Jonathan Gordon, the boss of Atlantic Bridge Aviation Group, based at Lydd, said he was unhappy it costs £26 per passenger on domestic sectors, after the Chancellor hinted about rises.
He said: “I’d like to see it reduced or scrapped to give the economy a boost and allow the UK to be more competitive.
“We also need more stringent methods put in place for collecting air passenger duty from foreign operators. According to some reports, more than 25% of foreign operators are avoiding it.”
Crowe Clark Whitehill, the auditors with offices in Maidstone and Tunbridge Wells, are calling on the Chancellor to send a positive message to the property industry after a number of tax changes.

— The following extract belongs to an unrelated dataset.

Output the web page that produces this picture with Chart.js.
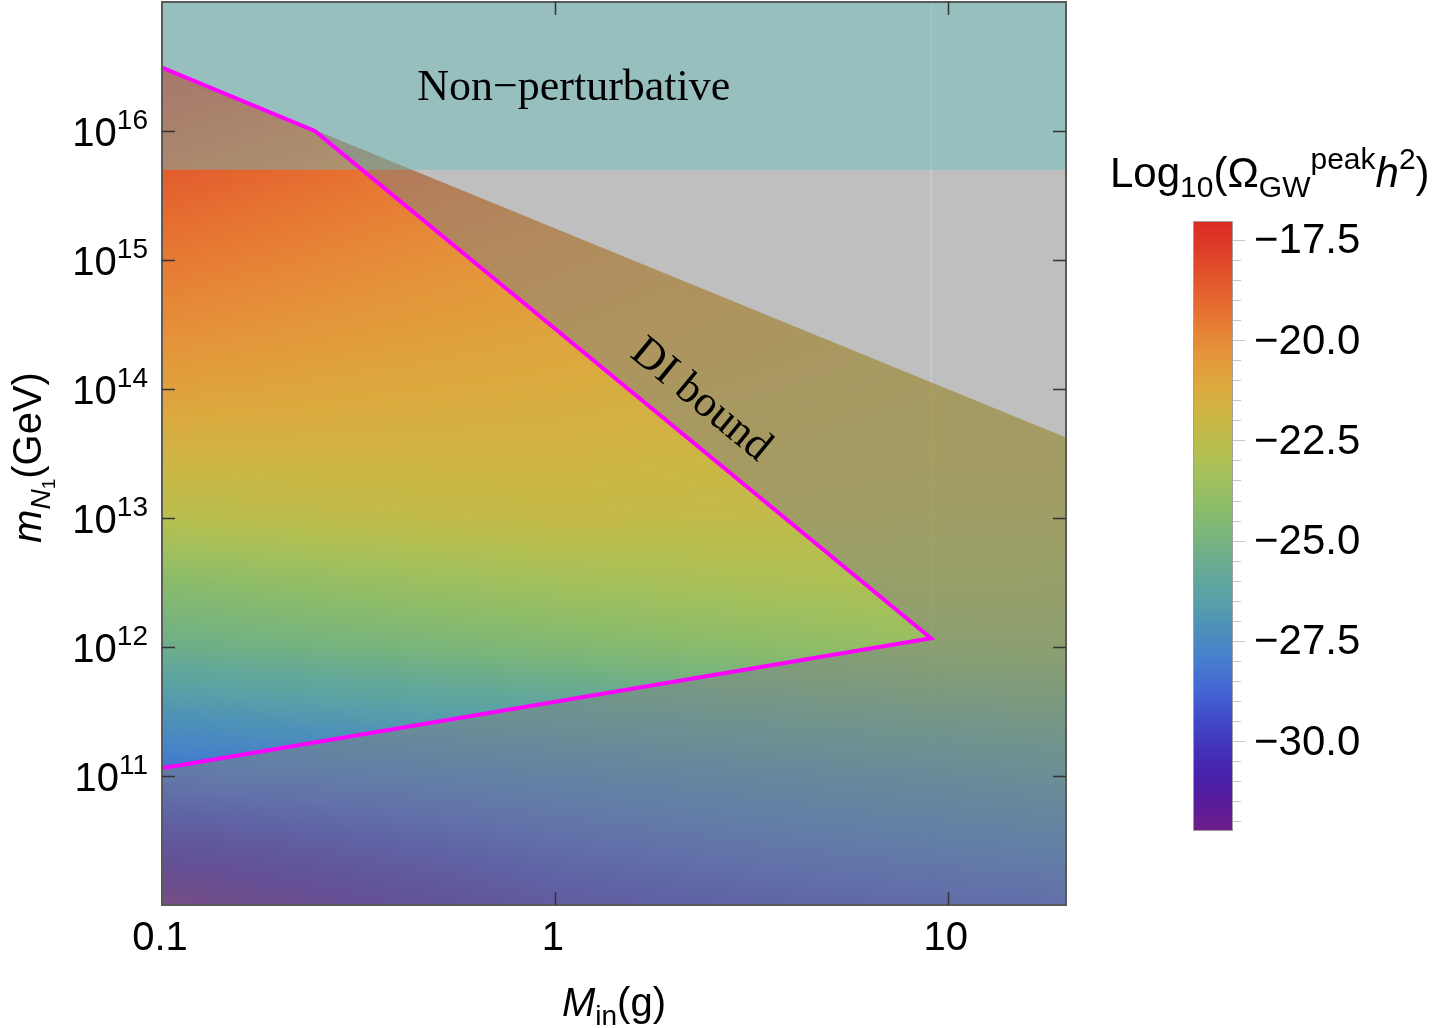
<!DOCTYPE html>
<html>
<head>
<meta charset="utf-8">
<script src="https://cdn.jsdelivr.net/npm/chart.js@4/dist/chart.umd.min.js"></script>
<style>
  html, body { margin: 0; padding: 0; background: #ffffff; }
  #wrap { width: 1432px; height: 1028px; position: relative; }
</style>
</head>
<body>
<div id="wrap"><canvas id="c" width="1432" height="1028"></canvas></div>
<script>
// ---------------- data ----------------
// Axis ranges
const xRange = [0.1, 20];          // M_in (g)
const yRange = [1e10, 1e17];       // m_N1 (GeV)

// Tick values / labels
const xTickValues = [0.1, 1, 10];
const xTickLabels = ['0.1', '1', '10'];
const yTickExponents = [11, 12, 13, 14, 15, 16];

// Grid on which Log10(Omega_GW^peak h^2) was read (log10 of M_in, log10 of m_N1)
const gridLogM = [-1, -0.5, 0, 0.5, 1, 1.301];
const gridLogMN = [10, 10.5, 11, 11.5, 12, 12.5, 13, 13.5, 14, 14.5, 15, 15.5, 16, 16.5, 17];
const omegaPeak = [
  [-32.2, -31.0, -30.0, -29.5, -29.1, -28.9],
  [-30.3, -29.6, -28.9, -28.4, -28.0, -27.8],
  [-28.4, -28.1, -27.7, -27.3, -26.9, -26.6],
  [-27.0, -26.6, -26.2, -25.8, -25.4, -25.2],
  [-25.4, -25.0, -24.6, -24.2, -23.8, -23.7],
  [-24.3, -23.8, -23.4, -23.1, -22.9, -23.0],
  [-22.7, -22.4, -22.2, -22.3, -22.5, -22.5],
  [-21.7, -21.7, -21.7, -21.9, -22.1, -22.1],
  [-20.8, -21.1, -21.3, -21.6, -21.9, -22.0],
  [-20.1, -20.5, -20.9, -21.3, -21.7, -21.9],
  [-19.5, -20.0, -20.5, -21.0, -21.4, -21.6],
  [-18.9, -19.5, -20.0, -20.5, -21.0, -21.3],
  [-18.3, -18.9, -19.4, -20.0, -20.5, -20.8],
  [-17.7, -18.3, -18.9, -19.5, -20.1, -20.4],
  [-17.05, -17.7, -18.3, -18.9, -19.5, -19.8]
];

// Upper edge of the computed region (straight line in log-log)
const boundaryM = [0.1, 20];
const boundaryMN = [3.1e16, 4.2e13];

// DI bound (magenta closed contour)
const diBoundM = [0.1, 0.245, 9.06, 0.1];
const diBoundMN = [3.1e16, 1.0e16, 1.17e12, 1.15e11];

// Non-perturbative limit
const nonPertMN = 5e15;

// Colour bar
const cbarRange = [-32.24, -17.03];
const cbarTicks = [-17.5, -20.0, -22.5, -25.0, -27.5, -30.0];
const cbarStopValues = [-17.03, -17.79, -18.55, -19.31, -19.77, -20.38, -21.14, -21.90, -22.66, -23.42, -24.18,
                        -24.94, -25.70, -26.46, -27.22, -27.98, -28.74, -29.50, -30.26, -31.02, -31.63, -32.24];
const cbarStopColors = ['#dc2a24', '#de3e28', '#e2582c', '#e67232', '#e68236', '#e4963a', '#dca83e', '#ccb644',
                        '#b8be4e', '#a2c05c', '#8cbc6a', '#78b47c', '#66aa94', '#58a0a8', '#4c90ba', '#457ecc',
                        '#4466d4', '#4048c8', '#4430b8', '#4a1ea8', '#5c1c98', '#6e1e88'];

// ---------------- helpers ----------------
function hexToRgb(h) {
  return [parseInt(h.slice(1, 3), 16), parseInt(h.slice(3, 5), 16), parseInt(h.slice(5, 7), 16)];
}
const cbarRgb = cbarStopColors.map(hexToRgb);

function colorFor(v) {
  const n = cbarStopValues.length;
  if (v >= cbarStopValues[0]) return cbarRgb[0];
  if (v <= cbarStopValues[n - 1]) return cbarRgb[n - 1];
  for (let i = 0; i < n - 1; i++) {
    const a = cbarStopValues[i], b = cbarStopValues[i + 1];
    if (v <= a && v >= b) {
      const t = (a - v) / (a - b);
      const c0 = cbarRgb[i], c1 = cbarRgb[i + 1];
      return [c0[0] + (c1[0] - c0[0]) * t, c0[1] + (c1[1] - c0[1]) * t, c0[2] + (c1[2] - c0[2]) * t];
    }
  }
  return cbarRgb[n - 1];
}

function locate(arr, v) {
  if (v <= arr[0]) return [0, 0];
  const n = arr.length;
  if (v >= arr[n - 1]) return [n - 2, 1];
  for (let i = 0; i < n - 1; i++) {
    if (v >= arr[i] && v <= arr[i + 1]) return [i, (v - arr[i]) / (arr[i + 1] - arr[i])];
  }
  return [n - 2, 1];
}

function fieldAt(lM, lm) {
  const [i, tx] = locate(gridLogM, lM);
  const [j, ty] = locate(gridLogMN, lm);
  const v00 = omegaPeak[j][i], v10 = omegaPeak[j][i + 1];
  const v01 = omegaPeak[j + 1][i], v11 = omegaPeak[j + 1][i + 1];
  return (v00 * (1 - tx) + v10 * tx) * (1 - ty) + (v01 * (1 - tx) + v11 * tx) * ty;
}

function runsWidth(ctx, runs) {
  let w = 0;
  for (const r of runs) { ctx.font = r[1]; w += ctx.measureText(r[0]).width; }
  return w;
}
function drawRuns(ctx, runs, x, y) {
  let cx = x;
  for (const r of runs) {
    ctx.font = r[1];
    ctx.fillText(r[0], cx, y + (r[2] || 0));
    cx += ctx.measureText(r[0]).width;
  }
}

const SANS = '"Liberation Sans", Arial, Helvetica, sans-serif';
const SERIF = '"Liberation Serif", "Times New Roman", serif';

let fieldCanvas = null;

const fieldPlugin = {
  id: 'fieldPlugin',
  beforeDraw(chart) {
    const ctx = chart.ctx;
    ctx.save();
    ctx.fillStyle = '#ffffff';
    ctx.fillRect(0, 0, chart.width, chart.height);
    ctx.restore();
  },
  beforeDatasetsDraw(chart) {
    const ctx = chart.ctx;
    const xs = chart.scales.x, ys = chart.scales.y;
    const { left, top, right, bottom } = chart.chartArea;
    const w = Math.round(right - left), h = Math.round(bottom - top);

    if (!fieldCanvas) {
      fieldCanvas = document.createElement('canvas');
      fieldCanvas.width = w; fieldCanvas.height = h;
      const fctx = fieldCanvas.getContext('2d');
      const img = fctx.createImageData(w, h);
      const colsLM = [];
      for (let i = 0; i < w; i++) colsLM.push(Math.log10(xs.getValueForPixel(left + i + 0.5)));
      for (let j = 0; j < h; j++) {
        const lm = Math.log10(ys.getValueForPixel(top + j + 0.5));
        for (let i = 0; i < w; i++) {
          const c = colorFor(fieldAt(colsLM[i], lm));
          const k = (j * w + i) * 4;
          img.data[k] = c[0]; img.data[k + 1] = c[1]; img.data[k + 2] = c[2]; img.data[k + 3] = 255;
        }
      }
      fctx.putImageData(img, 0, 0);
    }

    // density field, clipped below the upper boundary of the computed region
    ctx.save();
    ctx.beginPath();
    ctx.moveTo(left, bottom);
    ctx.lineTo(xs.getPixelForValue(boundaryM[0]), ys.getPixelForValue(boundaryMN[0]));
    ctx.lineTo(xs.getPixelForValue(boundaryM[1]), ys.getPixelForValue(boundaryMN[1]));
    ctx.lineTo(right, bottom);
    ctx.closePath();
    ctx.clip();
    ctx.drawImage(fieldCanvas, left, top);
    ctx.restore();

    // grey shading outside the DI-bound region
    const pts = diBoundM.map((m, i) => [xs.getPixelForValue(m), ys.getPixelForValue(diBoundMN[i])]);
    let tipX = left;
    pts.forEach(p => { if (p[0] > tipX) tipX = p[0]; });
    ctx.save();
    ctx.fillStyle = 'rgba(128,128,128,0.5)';
    ctx.beginPath();
    ctx.rect(left, top, tipX - left, bottom - top);
    ctx.moveTo(pts[0][0], pts[0][1]);
    for (let i = 1; i < pts.length; i++) ctx.lineTo(pts[i][0], pts[i][1]);
    ctx.closePath();
    ctx.fill('evenodd');
    ctx.beginPath();
    ctx.rect(tipX + 0.3, top, right - tipX - 0.3, bottom - top);
    ctx.fill();
    ctx.restore();

    // non-perturbative band
    const yNP = ys.getPixelForValue(nonPertMN);
    ctx.save();
    ctx.fillStyle = 'rgba(101,190,188,0.45)';
    ctx.fillRect(left, top, right - left, yNP - top);
    ctx.restore();
  },
  afterDatasetsDraw(chart) {
    const ctx = chart.ctx;
    const xs = chart.scales.x, ys = chart.scales.y;
    const { left, top, right, bottom } = chart.chartArea;

    ctx.save();
    // annotations
    ctx.fillStyle = '#000';
    ctx.font = '44px ' + SERIF;
    ctx.textAlign = 'center';
    ctx.textBaseline = 'middle';
    ctx.fillText('Non\u2212perturbative', xs.getPixelForValue(1.117), ys.getPixelForValue(2.15e16));

    const p1x = xs.getPixelForValue(diBoundM[1]), p1y = ys.getPixelForValue(diBoundMN[1]);
    const p2x = xs.getPixelForValue(diBoundM[2]), p2y = ys.getPixelForValue(diBoundMN[2]);
    const ang = Math.atan2(p2y - p1y, p2x - p1x);
    ctx.save();
    ctx.translate(xs.getPixelForValue(2.35), ys.getPixelForValue(8.2e13));
    ctx.rotate(ang);
    ctx.fillText('DI bound', 0, 0);
    ctx.restore();

    // frame
    ctx.strokeStyle = '#5a5a5a';
    ctx.lineWidth = 2;
    ctx.strokeRect(left, top, right - left, bottom - top);

    // ticks
    ctx.strokeStyle = '#333';
    ctx.lineWidth = 1.5;
    const TL = 13;
    ctx.beginPath();
    yTickExponents.forEach(e => {
      const y = Math.round(ys.getPixelForValue(Math.pow(10, e))) + 0.5;
      ctx.moveTo(left, y); ctx.lineTo(left + TL, y);
      ctx.moveTo(right, y); ctx.lineTo(right - TL, y);
    });
    xTickValues.forEach(v => {
      const x = Math.round(xs.getPixelForValue(v)) + 0.5;
      if (x <= left + 1) return;
      ctx.moveTo(x, bottom); ctx.lineTo(x, bottom - TL);
      ctx.moveTo(x, top); ctx.lineTo(x, top + TL);
    });
    ctx.stroke();

    // tick labels
    ctx.fillStyle = '#000';
    ctx.textAlign = 'center';
    ctx.textBaseline = 'middle';
    ctx.font = '40px ' + SANS;
    xTickValues.forEach((v, i) => {
      ctx.fillText(xTickLabels[i], xs.getPixelForValue(v) - 2, 939);
    });
    ctx.textAlign = 'left';
    ctx.textBaseline = 'alphabetic';
    yTickExponents.forEach(e => {
      const y = ys.getPixelForValue(Math.pow(10, e));
      const runs = [['10', '40px ' + SANS, 0], [String(e), '28px ' + SANS, -17]];
      const wdt = runsWidth(ctx, runs);
      drawRuns(ctx, runs, 148 - wdt, y + 15);
    });

    // axis titles
    const xt = [['M', 'italic 40px ' + SANS, 0], ['in', '28px ' + SANS, 9], ['(g)', '40px ' + SANS, 0]];
    const xtw = runsWidth(ctx, xt);
    drawRuns(ctx, xt, (left + right) / 2 - xtw / 2, 1016);

    const yt = [['m', 'italic 40px ' + SANS, 0], ['N', 'italic 28px ' + SANS, 9], ['1', '19px ' + SANS, 14], ['(GeV)', '40px ' + SANS, 0]];
    const ytw = runsWidth(ctx, yt);
    ctx.save();
    ctx.translate(41, (top + bottom) / 2 + 4);
    ctx.rotate(-Math.PI / 2);
    drawRuns(ctx, yt, -ytw / 2, 0);
    ctx.restore();

    // colour bar
    const cbX = 1193, cbW = 40, cbTop = 221, cbBot = 831;
    const vToY = v => cbTop + (cbarRange[1] - v) / (cbarRange[1] - cbarRange[0]) * (cbBot - cbTop);
    const grad = ctx.createLinearGradient(0, cbTop, 0, cbBot);
    cbarStopValues.forEach((v, i) => {
      const off = (cbarRange[1] - v) / (cbarRange[1] - cbarRange[0]);
      grad.addColorStop(Math.min(1, Math.max(0, off)), cbarStopColors[i]);
    });
    ctx.fillStyle = grad;
    ctx.fillRect(cbX, cbTop, cbW, cbBot - cbTop);
    ctx.strokeStyle = '#a0a0a0';
    ctx.lineWidth = 1;
    ctx.strokeRect(cbX + 0.5, cbTop + 0.5, cbW - 1, cbBot - cbTop - 1);
    ctx.beginPath();
    for (let v = -17.5; v >= -32.01; v -= 0.5) {
      const y = Math.round(vToY(v)) + 0.5;
      const major = cbarTicks.some(t => Math.abs(t - v) < 1e-6);
      ctx.moveTo(cbX + cbW, y); ctx.lineTo(cbX + cbW + (major ? 12 : 8), y);
    }
    ctx.strokeStyle = '#c8c8c8';
    ctx.stroke();
    ctx.fillStyle = '#000';
    ctx.font = '42px ' + SANS;
    ctx.textAlign = 'left';
    ctx.textBaseline = 'middle';
    cbarTicks.forEach(v => {
      ctx.fillText('\u2212' + Math.abs(v).toFixed(1), 1254, vToY(v) + 2);
    });
    ctx.textBaseline = 'alphabetic';
    const ct = [['Log', '42px ' + SANS, 0], ['10', '30px ' + SANS, 10], ['(\u03A9', '42px ' + SANS, 0],
                ['GW', '30px ' + SANS, 10], ['peak', '30px ' + SANS, -18], ['h', 'italic 42px ' + SANS, 0],
                ['2', '30px ' + SANS, -18], [')', '42px ' + SANS, 0]];
    drawRuns(ctx, ct, 1110, 187);
    ctx.restore();
  }
};

const diPoints = diBoundM.map((m, i) => ({ x: m, y: diBoundMN[i] }));

new Chart(document.getElementById('c'), {
  type: 'scatter',
  data: {
    datasets: [{
      label: 'DI bound',
      data: diPoints,
      showLine: true,
      borderColor: '#ff00ff',
      backgroundColor: '#ff00ff',
      borderWidth: 4,
      borderJoinStyle: 'miter',
      pointRadius: 0,
      tension: 0,
      fill: false
    }]
  },
  options: {
    responsive: false,
    animation: false,
    devicePixelRatio: 1,
    layout: { padding: { left: 162, right: 366, top: 2, bottom: 123 } },
    plugins: { legend: { display: false }, tooltip: { enabled: false } },
    scales: {
      x: { type: 'logarithmic', min: xRange[0], max: xRange[1], display: false },
      y: { type: 'logarithmic', min: yRange[0], max: yRange[1], display: false }
    }
  },
  plugins: [fieldPlugin]
});
</script>
</body>
</html>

In recent years the Chancellor has introduced capital gains tax for certain non-residents, put restrictions on interest deductions for residential landlords and increased stamp duty on second homes.
Crowe Clark Whitehill director of taxation Simon Crookston said: “Over recent years we have seen a number of major changes to the tax regime for the property industry.
“There is the real danger that further changes could dissuade UK and overseas developers and property companies from investing beyond the commercial hotspots of London.”